The evolution of Chinese writing

At first sight, Chinese script looks like a series of stylised drawings written in an imaginary square and, in fact, that’s exactly here where its origin lies: pictograms representing the real world.

The earliest traces of this particular writing system date back to the Shang dynasty period (between the 14th and the 11th Century B.C), when pictograms were engraved on bones and turtle shells, for divination purposes. These ones, along with the inscriptions on bronzes, dating from the end of the Shang dynasty and the beginning of the Zhou dynasty, represent the oldest form of this language. Even though we don’t have enough examples of writing prior to these historical periods to be able to make a comparison, it is thought that the amount of time needed to achieve the language development as the one that can be seen on the oracle bones and on the bronzes would have been quite a lot.

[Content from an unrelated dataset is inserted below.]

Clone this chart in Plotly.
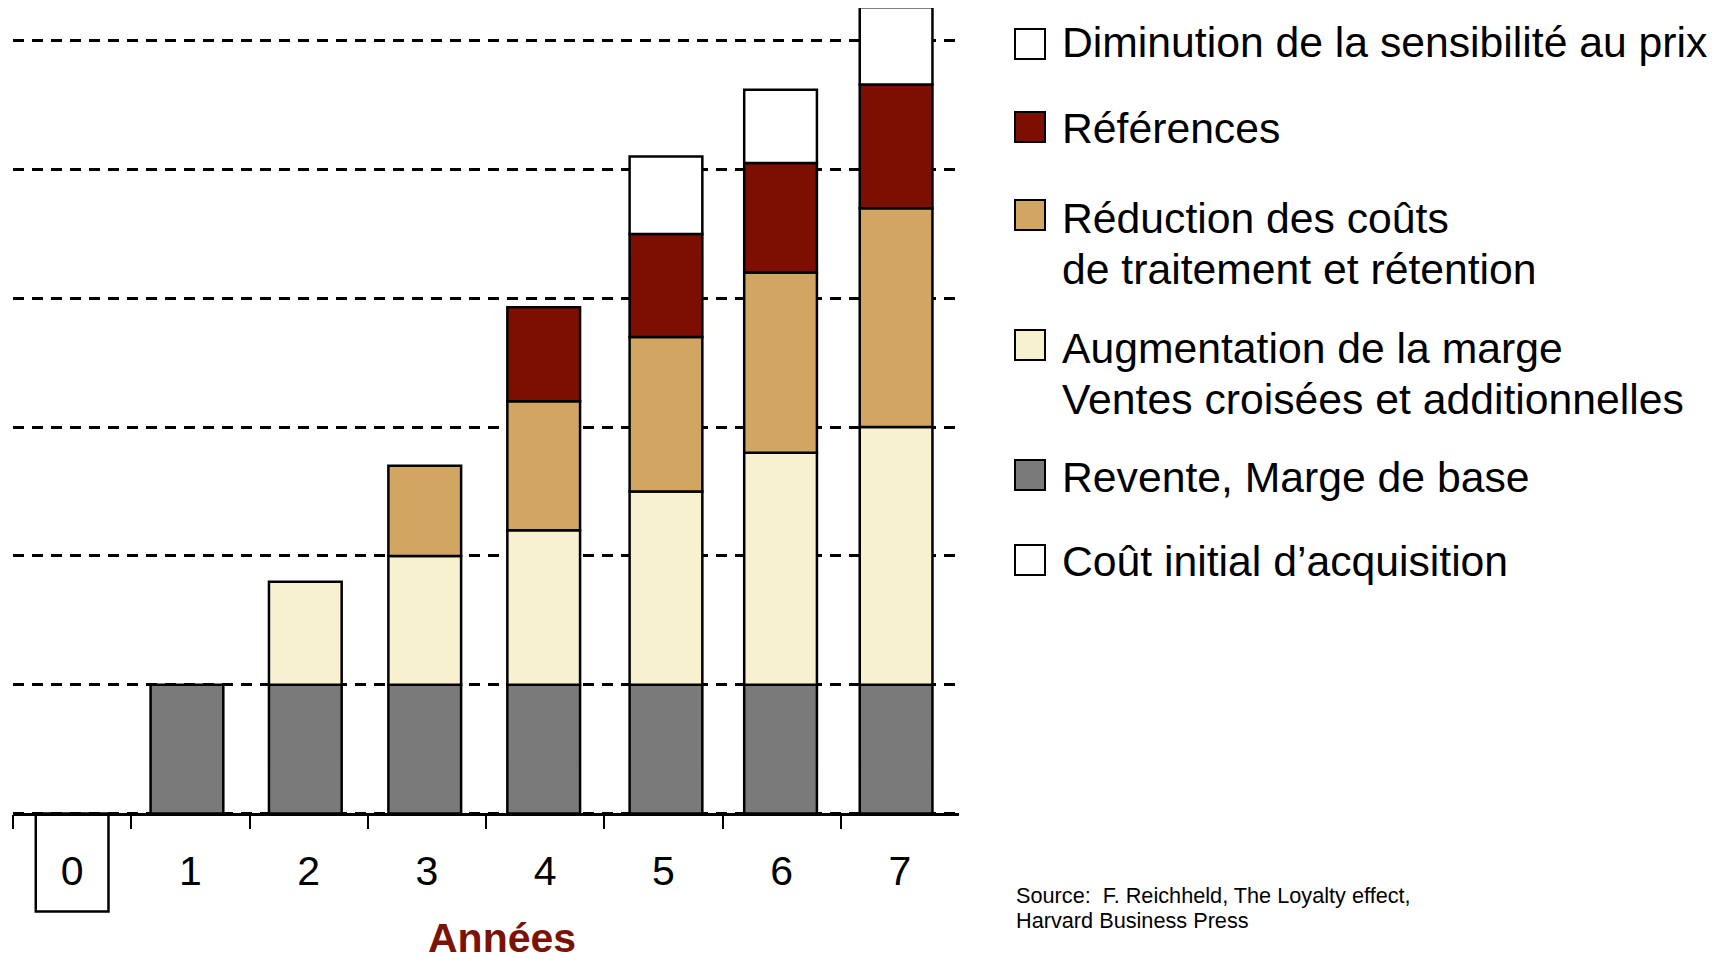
import plotly.graph_objects as go

# ---------------- data ----------------
years = ["0", "1", "2", "3", "4", "5", "6", "7"]
cout_initial = [-0.76, None, None, None, None, None, None, None]
revente = [None, 1.00, 1.00, 1.00, 1.00, 1.00, 1.00, 1.00]
augmentation = [None, None, 0.80, 1.00, 1.20, 1.50, 1.80, 2.00]
reduction = [None, None, None, 0.70, 1.00, 1.20, 1.40, 1.70]
references = [None, None, None, None, 0.73, 0.80, 0.85, 0.96]
diminution = [None, None, None, None, None, 0.60, 0.57, 0.60]

series_names = [
    "Coût initial d’acquisition",
    "Revente, Marge de base",
    "Augmentation de la marge Ventes croisées et additionnelles",
    "Réduction des coûts de traitement et rétention",
    "Références",
    "Diminution de la sensibilité au prix",
]
series_values = [cout_initial, revente, augmentation, reduction, references, diminution]
series_colors = ["#FFFFFF", "#7A7A7A", "#F7F1D0", "#D1A663", "#7D0E02", "#FFFFFF"]

# legend (top to bottom)
legend_lines = [
    ["Diminution de la sensibilité au prix"],
    ["Références"],
    ["Réduction des coûts", "de traitement et rétention"],
    ["Augmentation de la marge", "Ventes croisées et additionnelles"],
    ["Revente, Marge de base"],
    ["Coût initial d’acquisition"],
]
legend_colors = ["#FFFFFF", "#7D0E02", "#D1A663", "#F7F1D0", "#7A7A7A", "#FFFFFF"]

x_title = "Années"
source_lines = ["Source:  F. Reichheld, The Loyalty effect,", "Harvard Business Press"]

# ---------------- layout constants (pixels in the 1726x962 frame) ----------------
OFF = 8  # page body margin
W, H = 1726 - OFF, 962 - OFF
FONT = "Liberation Sans, Arial, sans-serif"
PLOT_L, PLOT_R = 13, 959
AXIS_Y0 = 813.5
UNIT = 128.8
YMIN = -0.8
YMAX = (AXIS_Y0 - OFF) / UNIT
top_px = AXIS_Y0 - YMAX * UNIT
bot_px = AXIS_Y0 - YMIN * UNIT
BAR_W = 0.615
BAR_SHIFTS = [0.0, -0.029, -0.028, -0.018, -0.012, 0.022, -0.009, -0.032]

def xp(px):
    return (px - OFF) / W

def yp(py):
    return 1 - (py - OFF) / H

ydom = [max(0.0, yp(bot_px)), min(1.0, yp(top_px))]
axis_pos = ydom[0] + (0 - YMIN) / (YMAX - YMIN) * (ydom[1] - ydom[0])

bar_offsets = [-BAR_W / 2 + s for s in BAR_SHIFTS]

fig = go.Figure()
for name, vals, col in zip(series_names, series_values, series_colors):
    fig.add_trace(go.Bar(
        x=years, y=vals, name=name, width=BAR_W, offset=bar_offsets,
        marker=dict(color=col, line=dict(color="black", width=2.5)),
        showlegend=False, cliponaxis=False,
    ))

shapes = []
annotations = []

# custom legend
sw_cy = [44, 127, 215, 345, 475, 560]
txt_cy = [[42], [128], [218, 269], [348, 399], [477], [561]]
SW = 30
for lines, col, cy, tys in zip(legend_lines, legend_colors, sw_cy, txt_cy):
    shapes.append(dict(type="rect", xref="paper", yref="paper",
                       x0=xp(1015), x1=xp(1015 + SW), y0=yp(cy + SW / 2), y1=yp(cy - SW / 2),
                       fillcolor=col, line=dict(color="black", width=2)))
    for line, ty in zip(lines, tys):
        annotations.append(dict(text=line, xref="paper", yref="paper",
                                x=xp(1060), y=yp(ty), xanchor="left", yanchor="middle",
                                showarrow=False, font=dict(family=FONT, size=42.7, color="black")))

for line, ty in zip(source_lines, [895, 920]):
    annotations.append(dict(text=line, xref="paper", yref="paper",
                            x=xp(1014), y=yp(ty), xanchor="left", yanchor="middle",
                            showarrow=False, font=dict(family=FONT, size=21.7, color="black")))

annotations.append(dict(text="<b>" + x_title + "</b>", xref="paper", yref="paper",
                        x=xp(502), y=0, xanchor="center", yanchor="bottom", borderpad=0,
                        showarrow=False, font=dict(family=FONT, size=41, color="#7B1305")))

fig.update_layout(
    width=W, height=H,
    margin=dict(l=0, r=0, t=0, b=0, autoexpand=False),
    paper_bgcolor="white", plot_bgcolor="white",
    barmode="relative",
    showlegend=False,
    shapes=shapes, annotations=annotations,
    xaxis=dict(
        domain=[xp(PLOT_L), xp(PLOT_R)], type="category",
        anchor="free", position=axis_pos,
        showline=True, linecolor="black", linewidth=2.5,
        ticks="outside", tickson="boundaries", ticklen=14, tickwidth=2, tickcolor="black",
        ticklabelstandoff=21,
        tickfont=dict(family=FONT, size=41, color="black"),
        showgrid=False, zeroline=False,
    ),
    yaxis=dict(
        domain=ydom, range=[YMIN, YMAX],
        showticklabels=False, ticks="",
        showgrid=True, gridcolor="black", gridwidth=2.5, griddash="10.5px,8.5px",
        tick0=0, dtick=1, zeroline=False, showline=False,
    ),
    font=dict(family=FONT),
)

fig.write_html("out.html")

Thereafter, due to the confusion resulting from the possibility to write the same character in different ways, Qin Shi Huang, the imperaror who reunified China, ordered to unify the writing as well. Thus, the Small Seal script was born, in which ideogram looked beautiful aesthetically, but difficul to write.

Hence, further simplifications were introduced: first the Clerical script and then the Cursive script, a more hasty type of writing where strokes are written all at once, with the brush never leaving the paper, resulting difficult to understand.

During the 3rd Century A.D the Standard script began to replace the two previous scipts: the Clerical script, deemed too strict and the Cursive one, considered too difficult to read. This script is the one that is still used nowadays on printed paper.

In the 1950s and ‘60s, then, together with the introduction of pinyin (the phonetic transcription of characters using Latin alphabet), in order to reduce the problem of illiteracy among the population, a simplified writing system was officially implemented. Nowadays this writing system is used in the People’s Republic of China and Singapore, while in Taiwan, Hong Kong and Macao the traditional one is still the only one commonly used.